Est-ce que tu écoute souvent cette musique? Perso j’ai des voyages psychédéliques lors desquels je n’écoute que de Bach du début jusque la fin, et rarement je fait un voyage sans écouter une ou deux de ses pièces: les concerti brandenbourgeois, concerti avec soliste, les cantatas, l’art de la fugue, l’offrande musicale, les sonates, et surtout la messe en si que je pourrais écouter tout les jours de ma vie sans m’en lasser. J’écoute moins les pièces pour clavier seul (et je ne connais pas toutes celles que tu mentionne ci dessus) mais j’adore aussi (et j’aime bien en jouer, mal, mais on fait ce qu’on peut). Évidement. C’est Bach. C’est parfait.

 
#2 Posté par : Back_to_Bach 22 décembre 2023 à  10:59

zizitaupe_meilleure_bande a écrit

Est-ce que tu écoute souvent cette musique? Perso j’ai des voyages psychédéliques lors desquels je n’écoute que de Bach du début jusque la fin, et rarement je fait un voyage sans écouter une ou deux de ses pièces: les concerti brandenbourgeois, concerti avec soliste, les cantatas, l’art de la fugue, l’offrande musicale, les sonates, et surtout la messe en si que je pourrais écouter tout les jours de ma vie sans m’en lasser.

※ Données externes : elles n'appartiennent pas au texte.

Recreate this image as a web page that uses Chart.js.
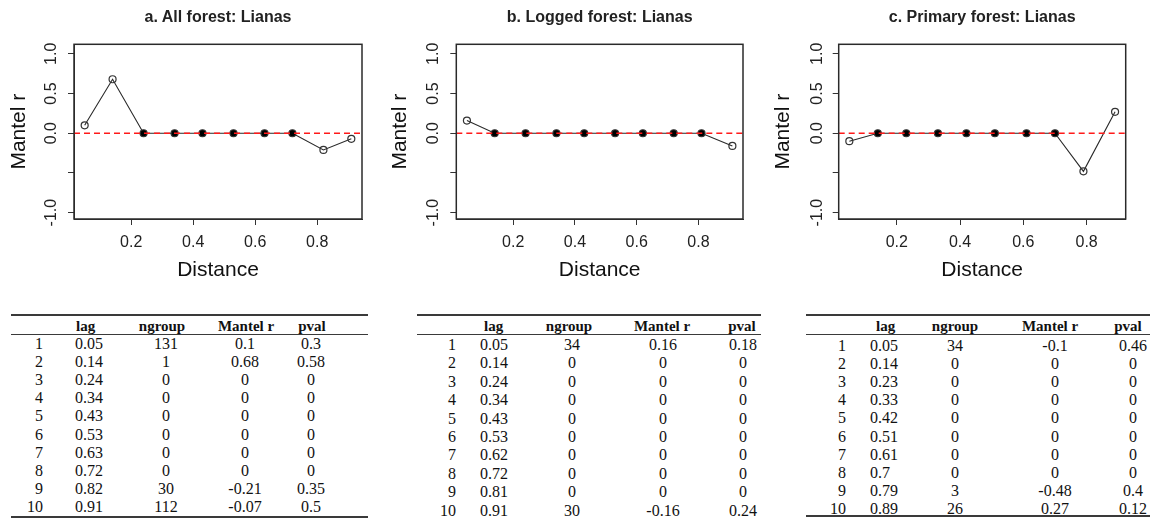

J’écoute moins les pièces pour clavier seul (et je ne connais pas toutes celles que tu mentionne ci dessus) mais j’adore aussi (et j’aime bien en jouer, mal, mais on fait ce qu’on peut). Évidement. C’est Bach. C’est parfait.

Comme le suggère mon pseudo, j'écoute assez souvent oui, les pièces pour clavier seules sont mes préférées. Ce qui est génial avec Bach, c'est que ça se bonifie avec les écoutes, impossible de s'en lasser. On apprend à aimer des morceaux jusqu'à ne plus pouvoir s'en passer.

Content de voir un autre amateur du contrepoint psychédélique ! Lors de mes voyages, j'ai parfois l'impression de les redécouvrir, quand bien même je les écoute déjà tous les jours. Et il m'arrive aussi de n'écouter que ça lors d'un trip, quelle extase !


 
#3 Posté par : www bob l'éponge 01 janvier 2024 à  19:49
La musique est également fondamentale pour moi, encore plus en voyage.
Comme je devrait repartir vendredi, j'essayerai Bach.

Merci pour la description, c'était très agréable à lire.